China Meet and Greet: Events News

Two Delegations are Coming to Cincinnati

Join them for lunch September 24


Mark your calendars. Thanks to the work of Felix Chang at the University of Cincinnati College of Law, we’re going to have the chance to meet with the members of both the Beijing and Chongqing bar associations. Frost Brown Todd will host the two delegations at their offices on the 33rd floor of the Great American Tower downtown. You can get all the details and register at this link. The event is free for members.

Also, our newly formed Young Professionals Committee will hold a networking event on the evening of Sept. 18. The committee members haven’t quite decided on a location, but it could be one of the sushi shops on West McMillan St. We’ll announce all the details next week on our Facebook page.

Finally, our Programs Committee has been working diligently to put together a great dinner party for our annual Lunar New Year Gala. They have almost finished making their choice for the menu, time and location of the event. By this time next month, we’ll be announcing all the details. But for now, you can go ahead and mark your calendars for Feb. 6, 2015.

Welcoming University of Cincinnati’s New Chinese Students

cincinnati-greetings-from

 

Greetings and welcome to Cincinnati.

Or in other words:

同学们,欢迎!

University of Cincinnati welcomed nearly 1,000 new international students to its ranks this week. They landed at Cincinnati/Northern Kentucky International Airport (more colloquially known as CVG) early this week and received simple toiletries — how nice — and a free ride to their new homes.

Oh yeah and one third (about 250 students) are from China.
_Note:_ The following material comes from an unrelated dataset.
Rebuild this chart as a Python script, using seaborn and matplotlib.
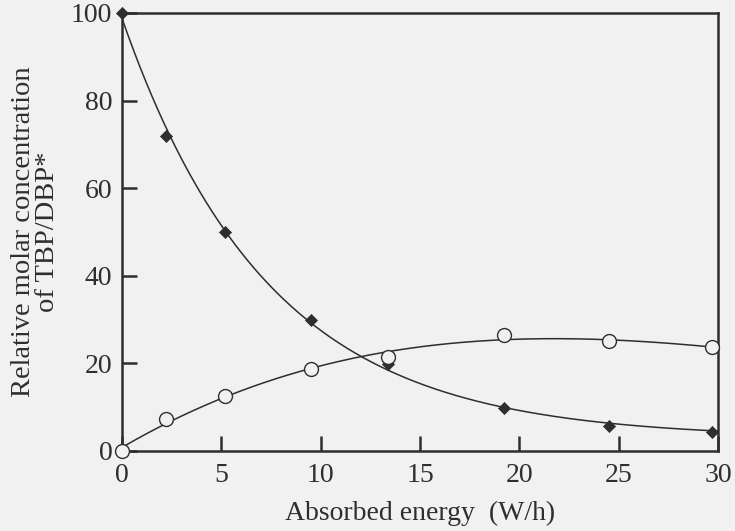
import numpy as np
import pandas as pd
import matplotlib
matplotlib.use("Agg")
import matplotlib.pyplot as plt
import seaborn as sns

# Absorbed energy (W/h) and relative molar concentrations
energy = [0.0, 2.2, 5.2, 9.5, 13.4, 19.2, 24.5, 29.7]
tbp = [100.0, 71.9, 50.0, 29.9, 19.9, 9.8, 5.7, 4.3]
dbp = [0.0, 7.3, 12.6, 18.7, 21.5, 26.5, 25.1, 23.7]

x_ticks = [0, 5, 10, 15, 20, 25, 30]
y_ticks = [0, 20, 40, 60, 80, 100]

sns.set_theme(style="ticks")
plt.rcParams["font.family"] = ["Liberation Serif", "DejaVu Serif"]

ink = "#2e2e2e"
paper = "#f1f1f1"

e = np.asarray(energy)
t = np.asarray(tbp)
d = np.asarray(dbp)

# TBP decay: least-squares fit of A*exp(-k x) + C, scanning k
best = None
for k in np.linspace(0.05, 0.3, 501):
    M = np.column_stack([np.exp(-k * e), np.ones_like(e)])
    coef, *_ = np.linalg.lstsq(M, t, rcond=None)
    r = np.sum((M @ coef - t) ** 2)
    if best is None or r < best[0]:
        best = (r, k, coef)
_, k_fit, (a_fit, c_fit) = best

# DBP build-up: cubic least-squares fit
p_dbp = np.polyfit(e, d, 3)

xs = np.linspace(0, 30, 300)
curves = pd.DataFrame({
    "x": np.concatenate([xs, xs]),
    "y": np.concatenate([a_fit * np.exp(-k_fit * xs) + c_fit, np.polyval(p_dbp, xs)]),
    "series": ["TBP"] * len(xs) + ["DBP"] * len(xs),
})
points = pd.DataFrame({
    "x": energy + energy,
    "y": tbp + dbp,
    "series": ["TBP"] * len(energy) + ["DBP"] * len(energy),
})

fig = plt.figure(figsize=(7.35, 5.31), dpi=100, facecolor=paper)
ax = fig.add_axes([0.166, 0.1507, 0.811, 0.825])
ax.set_facecolor(paper)

sns.lineplot(data=curves, x="x", y="y", hue="series", palette={"TBP": ink, "DBP": ink},
             linewidth=1.1, legend=False, ax=ax)
sns.scatterplot(data=points[points.series == "TBP"], x="x", y="y", marker="D", s=38,
                color=ink, edgecolor=ink, linewidth=0.5, legend=False, ax=ax, zorder=3,
                clip_on=False)
sns.scatterplot(data=points[points.series == "DBP"], x="x", y="y", marker="o", s=100,
                facecolor=paper, edgecolor=ink, linewidth=1.0, legend=False, ax=ax, zorder=3,
                clip_on=False)

ax.set_xlim(0, 30)
ax.set_ylim(0, 100)
ax.set_xticks(x_ticks)
ax.set_yticks(y_ticks)
ax.tick_params(direction="in", length=11, width=1.8, color=ink, labelcolor=ink,
               labelsize=20, pad=7)
ax.tick_params(axis="x", pad=9)
for s in ax.spines.values():
    s.set_linewidth(1.8)
    s.set_color(ink)

ax.set_xlabel("Absorbed energy  (W/h)", fontsize=20, color=ink, labelpad=9)
ax.set_ylabel("Relative molar concentration\nof TBP/DBP*", fontsize=20.5, color=ink,
              labelpad=8, linespacing=0.92)

fig.savefig("out.png", dpi=100, facecolor=paper)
The other large groups come from India and Saudi Arabia mostly, but our sources; i.e. the international office, say the largest group is the Chinese students.

We’re throwing a party for them tomorrow (Friday, Aug. 15) from 2 to 5 pm at the 86 Club on Short Vine. If you have the time, come join us. We’ll have food, music, games and prizes. A panel of Chinese professionals who live in Cincinnati will also join us to talk about life in the Queen City.

Our goal is to engage this community and help to thrive in Cincinnati. We hope they study hard, graduate fast and get jobs locally. The Cincinnati USA Regional Chamber of Commerce has found that 72 percent of international students want to stay in Cincinnati. It makes sense to help them gain the best opportunities possible.

Chinese Chamber Added to Ranks of Cincinnati Mayor’s Immigration Task Force

Cincinnati Mayor John Cranley kicked off his immigration task force July 24 and the Chinese Chamber has been added to the ranks.

The mayor surrounded himself with about 80 of the volunteers who will make up this task force during a press conference in the marbled corridors of Music Hall this month and he made it quite clear that his focus is direct foreign investment.

It’s been a project of his since the beginning; the endeavor is just now gaining traction.

Attracting more foreign-born people to live, work and invest here makes the region more competitive. And it draws new sources of capital, innovation, productivity and excitement, Cranley said.

The Chinese Chamber has been added to the committee chaired by Bob Stevie, treasurer of Cincinnati Sister Cities, to attract foreigners to Cincinnati for possible investment and immigration.

Strikingly enough, the Chinese Chamber’s membership committee has been working on a program for which Stevie has shown much approval. In fact, a member of the membership committee is in China right now pitching the idea of tourist packages to Cincinnati. He will be speaking with Chinese tourism agencies and government officials about the opportunity.

The goal of this tourism program is to collaborate with local organizations to put together a lovely sightseeing package and set aside optional time for viewing residential areas, schools, universities, hospitals, etc. We want to capture some of the billions of dollars that are spent by Chinese tourists travelling abroad, and if possible, entice them to live and work here.

After all, Cincinnati is far behind more vibrant cities in the nation of similar size when it comes to percentage of the population that was born abroad. Cincinnati’s percent of foreign-born residents stands at just 5 percent, compared to 13 percent nationwide. To become greater, Cincinnati needs more diversity. The Chinese Chamber will lend its strength to that effort.